Here are some numbers, some of many, that are staggering.
*Roman Catholics spent $615 million on sex abuse cases in 2007, alone.
*$85 million in September of 2003 (just that month).
*$100 million in 2005, January.
“According to Donald Cozzens, ‘by the end of the mid 1990s, it was estimated that… more than half a billion dollars had been paid in jury awards, settlements and legal fees.’ This figure grew to about one billion dollars by 2002.” http://en.wikipedia.or/wiki/Settlements_and_bankruptcies_in_Catholic_sex_abuse_cases
Between 1994 & 2009,there have been over 1,835 victims of sexual abuse.
Settlements / legal fees between 1994 & 2009? $1.269 billion.
Here is the last piece in the story that brings about great disruption and immeasurable sadness from the link, http://news.msn.com/us/seattle-archdiocese-to-pay-dollar12-million-to-settle-child-sex-abuse-claims-lawyer:
Seattle Archbishop J. Peter Sartain said in a statement on Tuesday (6/24/14), according to the Seattle Times newspaper,
“Our hope is that this settlement will bring them closure and allow them to continue the process of healing.”
REALITY CHECK, people.
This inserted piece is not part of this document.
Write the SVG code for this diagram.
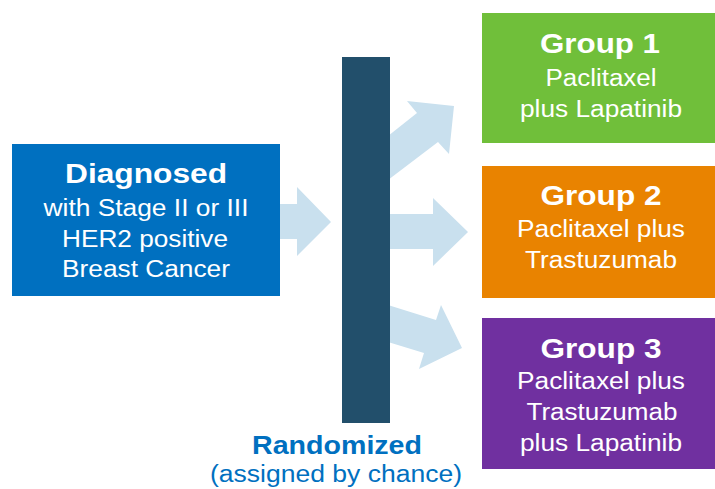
<svg xmlns="http://www.w3.org/2000/svg" width="715" height="489" viewBox="0 0 715 489">
<style>
.t{font-family:"Liberation Sans",Arial,sans-serif;fill:#fff;text-anchor:middle}
.h{font-size:28px;font-weight:bold}
.b{font-size:23px}
.arr{fill:#c9e0ee}
.lab{font-family:"Liberation Sans",Arial,sans-serif;fill:#0070c0;text-anchor:middle}
</style>
<rect width="715" height="489" fill="#fff"/>
<g id="connectors">
<polygon class="arr" points="278,204 297,204 297,187 331,222 297,256 297,239 278,239"/>
<polygon class="arr" points="388,214 433,214 433,198 468,232 433,266 433,249 388,249"/>
<polygon class="arr" points="388,136 417,113 407,101 454,106 449,154 438,142 388,180"/>
<polygon class="arr" points="388,305 436,320 441,305 462,348 419,369 424,353 388,342"/>
</g>
<g id="randomized">
<rect x="342" y="57" width="48" height="366" fill="#224f6b"/>
<text class="lab" x="337" y="454" font-size="26" font-weight="bold" textLength="170" lengthAdjust="spacingAndGlyphs">Randomized</text>
<text class="lab" x="336" y="482" font-size="23" textLength="252" lengthAdjust="spacingAndGlyphs">(assigned by chance)</text>
</g>
<g id="diagnosed">
<rect x="12" y="144" width="268" height="152" fill="#0070c0"/>
<text class="t h" x="146" y="183" textLength="162" lengthAdjust="spacingAndGlyphs">Diagnosed</text>
<text class="t b" x="146" y="216" textLength="205" lengthAdjust="spacingAndGlyphs">with Stage II or III</text>
<text class="t b" x="145" y="247" textLength="166" lengthAdjust="spacingAndGlyphs">HER2 positive</text>
<text class="t b" x="146" y="277" textLength="168" lengthAdjust="spacingAndGlyphs">Breast Cancer</text>
</g>
<g id="group1">
<rect x="482" y="13" width="233" height="130" fill="#70bf3a"/>
<text class="t h" x="600" y="53" textLength="120" lengthAdjust="spacingAndGlyphs">Group 1</text>
<text class="t b" x="601" y="86" textLength="111" lengthAdjust="spacingAndGlyphs">Paclitaxel</text>
<text class="t b" x="601" y="117" textLength="162" lengthAdjust="spacingAndGlyphs">plus Lapatinib</text>
</g>
<g id="group2">
<rect x="482" y="166" width="233" height="132" fill="#e98300"/>
<text class="t h" x="601" y="205" textLength="121" lengthAdjust="spacingAndGlyphs">Group 2</text>
<text class="t b" x="601" y="237" textLength="168" lengthAdjust="spacingAndGlyphs">Paclitaxel plus</text>
<text class="t b" x="601" y="268" textLength="152" lengthAdjust="spacingAndGlyphs">Trastuzumab</text>
</g>
<g id="group3">
<rect x="482" y="318" width="233" height="151" fill="#7030a0"/>
<text class="t h" x="601" y="358" textLength="121" lengthAdjust="spacingAndGlyphs">Group 3</text>
<text class="t b" x="601" y="389" textLength="168" lengthAdjust="spacingAndGlyphs">Paclitaxel plus</text>
<text class="t b" x="602" y="420" textLength="151" lengthAdjust="spacingAndGlyphs">Trastuzumab</text>
<text class="t b" x="601" y="451" textLength="162" lengthAdjust="spacingAndGlyphs">plus Lapatinib</text>
</g>
</svg>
Let’s not be so naive as to think that there is going to be significant healing with all of these men and women who have been victimized. For some, yes. For some, no … for some there will be no healing. And its possible that some individuals are hearing Sartain say (my paraphrase) …
“Hey, here’s the money; and its a lot of money; so, since we are paying out a lot of money, then we expect for there to be a lot of healing, and then we won’t feel so bad. And we don’t want to hear anymore about this. Now, get out of here.”
Now, I know; I know, I know, I know … that those were not the words from the archbishop from Seattle … but if I was a victim of sexual abuse from the Catholic Church, I might just think that way about what Sartain is saying.
The money …
d o e s n o t c h a n g e …
The money …
d o e s n o t g u a r a n t e e …
Last question, maybe irrelevant:
Is there any correlation between victims of sexual abuse and suicide?
Those are just a few links to go to if you are interested. All links are unanimous in their research: yes, there is a correlation between childhood sexual abuse and suicide. So, healing? No, not for everyone.